=== Provided information ===

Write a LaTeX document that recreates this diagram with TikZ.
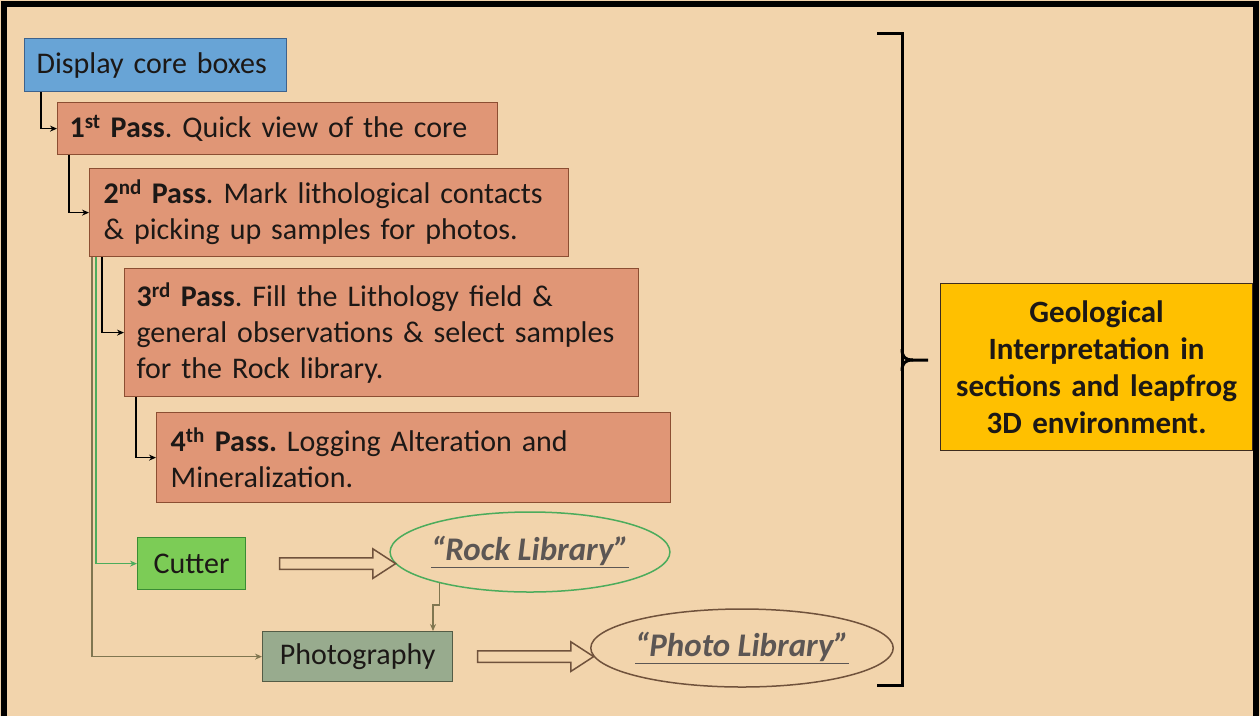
\documentclass[tikz,border=0pt]{standalone}
\usepackage{fontspec}
\setmainfont{Carlito}
\usetikzlibrary{calc,arrows.meta,shapes.geometric,shapes.arrows}
\frenchspacing
\hyphenpenalty=10000
\exhyphenpenalty=10000

\definecolor{bgpeach}{RGB}{242,212,172}
\definecolor{txtdark}{RGB}{28,24,22}
\definecolor{coreblue}{RGB}{104,164,214}
\definecolor{coreline}{RGB}{62,98,140}
\definecolor{salmon}{RGB}{224,150,118}
\definecolor{salmonline}{RGB}{140,78,50}
\definecolor{cutgreen}{RGB}{124,204,86}
\definecolor{cutline}{RGB}{58,140,52}
\definecolor{photogrey}{RGB}{152,171,142}
\definecolor{photoline}{RGB}{84,92,70}
\definecolor{geoyellow}{RGB}{255,192,0}
\definecolor{geoline}{RGB}{62,44,30}
\definecolor{lnkgreen}{RGB}{76,172,92}
\definecolor{lnkolive}{RGB}{128,118,80}
\definecolor{libtext}{RGB}{92,86,84}
\definecolor{arrbrown}{RGB}{112,82,60}

\tikzset{
  box/.style={draw, line width=1.2pt, anchor=north west, align=left, inner xsep=12pt, inner ysep=0pt, text=txtdark, font=\fontsize{30}{36}\selectfont},
  passbox/.style={box, fill=salmon, draw=salmonline},
  libellipse/.style={ellipse, line width=1.5pt, inner sep=0pt, text=libtext, font=\fontsize{33}{38}\selectfont\bfseries\itshape},
  hollow/.style={single arrow, draw=arrbrown, fill=bgpeach, line width=1.5pt, minimum height=116pt, inner xsep=0pt, inner ysep=5pt, single arrow head extend=9pt, single arrow tip angle=66},
  blk/.style={line width=1.4pt, -{Stealth[length=7pt,width=6pt]}},
  grn/.style={blk, draw=lnkgreen, -{Stealth[length=7pt,width=6pt,color=lnkgreen]}},
  olv/.style={blk, draw=lnkolive, -{Stealth[length=7pt,width=6pt,color=lnkolive]}},
  brace/.style={line width=3pt, line join=miter}
}

\begin{document}
\begin{tikzpicture}[x=1pt,y=1pt,yscale=-1]
\useasboundingbox (0,0) rectangle (1260,716);
\fill[bgpeach] (0,0) rectangle (1260,716);
\draw[line width=6pt] (4,716) -- (4,4) -- (1256,4) -- (1256,716);

% Boxes
\node[box, fill=coreblue, draw=coreline, minimum width=262pt, minimum height=53pt, text width=238pt] (core) at (24,38) {Display core boxes};
\node[passbox, minimum width=440pt, minimum height=52pt, text width=416pt] (pass1) at (57,102) {\textbf{1\textsuperscript{st} Pass}. Quick view of the core};
\node[passbox, inner xsep=14pt, minimum width=479pt, minimum height=88pt, text width=451pt] (pass2) at (89,168) {\textbf{2\textsuperscript{nd} Pass}. Mark lithological contacts\\ \& picking up samples for photos.};
\node[passbox, minimum width=514pt, minimum height=128pt, text width=490pt] (pass3) at (124,268) {\textbf{3\textsuperscript{rd} Pass}. Fill the Lithology field \&\\ general observations \& select samples\\ for the Rock library.};
\node[passbox, inner xsep=14pt, minimum width=514pt, minimum height=90pt, text width=486pt] (pass4) at (156,412) {\textbf{4\textsuperscript{th} Pass.} Logging Alteration and\\ Mineralization.};
\node[box, fill=cutgreen, draw=cutline, align=center, minimum width=108pt, minimum height=52pt, text width=84pt] (cutter) at (137,537) {Cutter};
\node[box, fill=photogrey, draw=photoline, align=center, minimum width=190pt, minimum height=50pt, text width=166pt] (photo) at (262,631) {Photography};
\node[box, fill=geoyellow, draw=geoline, align=center, inner xsep=8pt, minimum width=312pt, minimum height=167pt, text width=296pt, font=\fontsize{31}{37}\selectfont\bfseries] (interp) at (940,283) {Geological\\ Interpretation in\\ sections and leapfrog\\ 3D environment.};

% Libraries
\node[libellipse, draw=lnkgreen, minimum width=240pt, minimum height=80pt] (rock) at (530,552) {\underline{“Rock Library”}};
\node[libellipse, draw=arrbrown, minimum width=272pt, minimum height=78pt] (photolib) at (742,648) {\underline{“Photo Library”}};

% Hollow arrows
\node[hollow] (arr1) at ($(cutter.east)+(87,0)$) {};
\node[hollow] (arr2) at ($(photo.east)+(78,0)$) {};

% Connectors
\draw[blk] ($(core.south west)+(17,0)$) |- (pass1.west);
\draw[blk] ($(pass1.south west)+(12,0)$) |- (pass2.west);
\draw[blk] ($(pass2.south west)+(13,0)$) |- (pass3.west);
\draw[blk] ($(pass3.south west)+(12,0)$) |- (pass4.west);
\draw[grn] ($(pass2.south west)+(7,0)$) |- (cutter.west);
\draw[olv] ($(pass2.south west)+(3,0)$) |- (photo.west);
\draw[olv] (rock.199.5) -- ($(rock.199.5)+(0,22)$) -| ($(photo.north west)+(171,0)$);

% Brace
\coordinate (brtop) at (877,33);
\coordinate (brbot) at (877,685);
\coordinate (brtip) at (928,360);
\draw[brace] (brtop) -- (902,33) -- (902,685) -- (brbot);
\draw[brace] (902,349) .. controls (902,357) and (905,360) .. (913,360) -- (brtip);
\draw[brace] (902,371) .. controls (902,363) and (905,360) .. (913,360);

\end{tikzpicture}
\end{document}
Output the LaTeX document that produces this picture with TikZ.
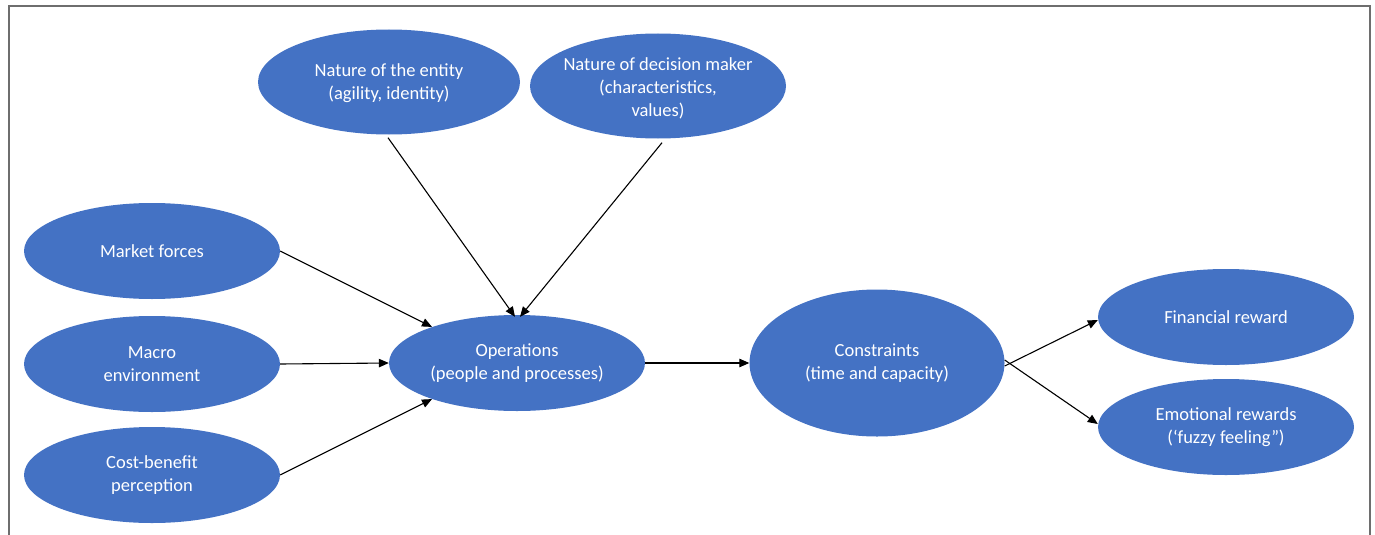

===

Without the pictures, restate all of the entries above verbatim.

*Task response:*
Write a LaTeX document that recreates this diagram with TikZ.
\documentclass[tikz,border=0pt]{standalone}
\usepackage{fontspec}
\setmainfont{Carlito}
\usetikzlibrary{calc,arrows.meta,shapes.geometric,shapes.arrows}
\frenchspacing
\hyphenpenalty=10000
\exhyphenpenalty=10000

\definecolor{bgpeach}{RGB}{242,212,172}
\definecolor{txtdark}{RGB}{28,24,22}
\definecolor{coreblue}{RGB}{104,164,214}
\definecolor{coreline}{RGB}{62,98,140}
\definecolor{salmon}{RGB}{224,150,118}
\definecolor{salmonline}{RGB}{140,78,50}
\definecolor{cutgreen}{RGB}{124,204,86}
\definecolor{cutline}{RGB}{58,140,52}
\definecolor{photogrey}{RGB}{152,171,142}
\definecolor{photoline}{RGB}{84,92,70}
\definecolor{geoyellow}{RGB}{255,192,0}
\definecolor{geoline}{RGB}{62,44,30}
\definecolor{lnkgreen}{RGB}{76,172,92}
\definecolor{lnkolive}{RGB}{128,118,80}
\definecolor{libtext}{RGB}{92,86,84}
\definecolor{arrbrown}{RGB}{112,82,60}

\tikzset{
  box/.style={draw, line width=1.2pt, anchor=north west, align=left, inner xsep=12pt, inner ysep=0pt, text=txtdark, font=\fontsize{30}{36}\selectfont},
  passbox/.style={box, fill=salmon, draw=salmonline},
  libellipse/.style={ellipse, line width=1.5pt, inner sep=0pt, text=libtext, font=\fontsize{33}{38}\selectfont\bfseries\itshape},
  hollow/.style={single arrow, draw=arrbrown, fill=bgpeach, line width=1.5pt, minimum height=116pt, inner xsep=0pt, inner ysep=5pt, single arrow head extend=9pt, single arrow tip angle=66},
  blk/.style={line width=1.4pt, -{Stealth[length=7pt,width=6pt]}},
  grn/.style={blk, draw=lnkgreen, -{Stealth[length=7pt,width=6pt,color=lnkgreen]}},
  olv/.style={blk, draw=lnkolive, -{Stealth[length=7pt,width=6pt,color=lnkolive]}},
  brace/.style={line width=3pt, line join=miter}
}

\begin{document}
\begin{tikzpicture}[x=1pt,y=1pt,yscale=-1]
\useasboundingbox (0,0) rectangle (1260,716);
\fill[bgpeach] (0,0) rectangle (1260,716);
\draw[line width=6pt] (4,716) -- (4,4) -- (1256,4) -- (1256,716);

% Boxes
\node[box, fill=coreblue, draw=coreline, minimum width=262pt, minimum height=53pt, text width=238pt] (core) at (24,38) {Display core boxes};
\node[passbox, minimum width=440pt, minimum height=52pt, text width=416pt] (pass1) at (57,102) {\textbf{1\textsuperscript{st} Pass}. Quick view of the core};
\node[passbox, inner xsep=14pt, minimum width=479pt, minimum height=88pt, text width=451pt] (pass2) at (89,168) {\textbf{2\textsuperscript{nd} Pass}. Mark lithological contacts\\ \& picking up samples for photos.};
\node[passbox, minimum width=514pt, minimum height=128pt, text width=490pt] (pass3) at (124,268) {\textbf{3\textsuperscript{rd} Pass}. Fill the Lithology field \&\\ general observations \& select samples\\ for the Rock library.};
\node[passbox, inner xsep=14pt, minimum width=514pt, minimum height=90pt, text width=486pt] (pass4) at (156,412) {\textbf{4\textsuperscript{th} Pass.} Logging Alteration and\\ Mineralization.};
\node[box, fill=cutgreen, draw=cutline, align=center, minimum width=108pt, minimum height=52pt, text width=84pt] (cutter) at (137,537) {Cutter};
\node[box, fill=photogrey, draw=photoline, align=center, minimum width=190pt, minimum height=50pt, text width=166pt] (photo) at (262,631) {Photography};
\node[box, fill=geoyellow, draw=geoline, align=center, inner xsep=8pt, minimum width=312pt, minimum height=167pt, text width=296pt, font=\fontsize{31}{37}\selectfont\bfseries] (interp) at (940,283) {Geological\\ Interpretation in\\ sections and leapfrog\\ 3D environment.};

% Libraries
\node[libellipse, draw=lnkgreen, minimum width=240pt, minimum height=80pt] (rock) at (530,552) {\underline{“Rock Library”}};
\node[libellipse, draw=arrbrown, minimum width=272pt, minimum height=78pt] (photolib) at (742,648) {\underline{“Photo Library”}};

% Hollow arrows
\node[hollow] (arr1) at ($(cutter.east)+(87,0)$) {};
\node[hollow] (arr2) at ($(photo.east)+(78,0)$) {};

% Connectors
\draw[blk] ($(core.south west)+(17,0)$) |- (pass1.west);
\draw[blk] ($(pass1.south west)+(12,0)$) |- (pass2.west);
\draw[blk] ($(pass2.south west)+(13,0)$) |- (pass3.west);
\draw[blk] ($(pass3.south west)+(12,0)$) |- (pass4.west);
\draw[grn] ($(pass2.south west)+(7,0)$) |- (cutter.west);
\draw[olv] ($(pass2.south west)+(3,0)$) |- (photo.west);
\draw[olv] (rock.199.5) -- ($(rock.199.5)+(0,22)$) -| ($(photo.north west)+(171,0)$);

% Brace
\coordinate (brtop) at (877,33);
\coordinate (brbot) at (877,685);
\coordinate (brtip) at (928,360);
\draw[brace] (brtop) -- (902,33) -- (902,685) -- (brbot);
\draw[brace] (902,349) .. controls (902,357) and (905,360) .. (913,360) -- (brtip);
\draw[brace] (902,371) .. controls (902,363) and (905,360) .. (913,360);

\end{tikzpicture}
\end{document}
Output the LaTeX document that produces this picture with TikZ.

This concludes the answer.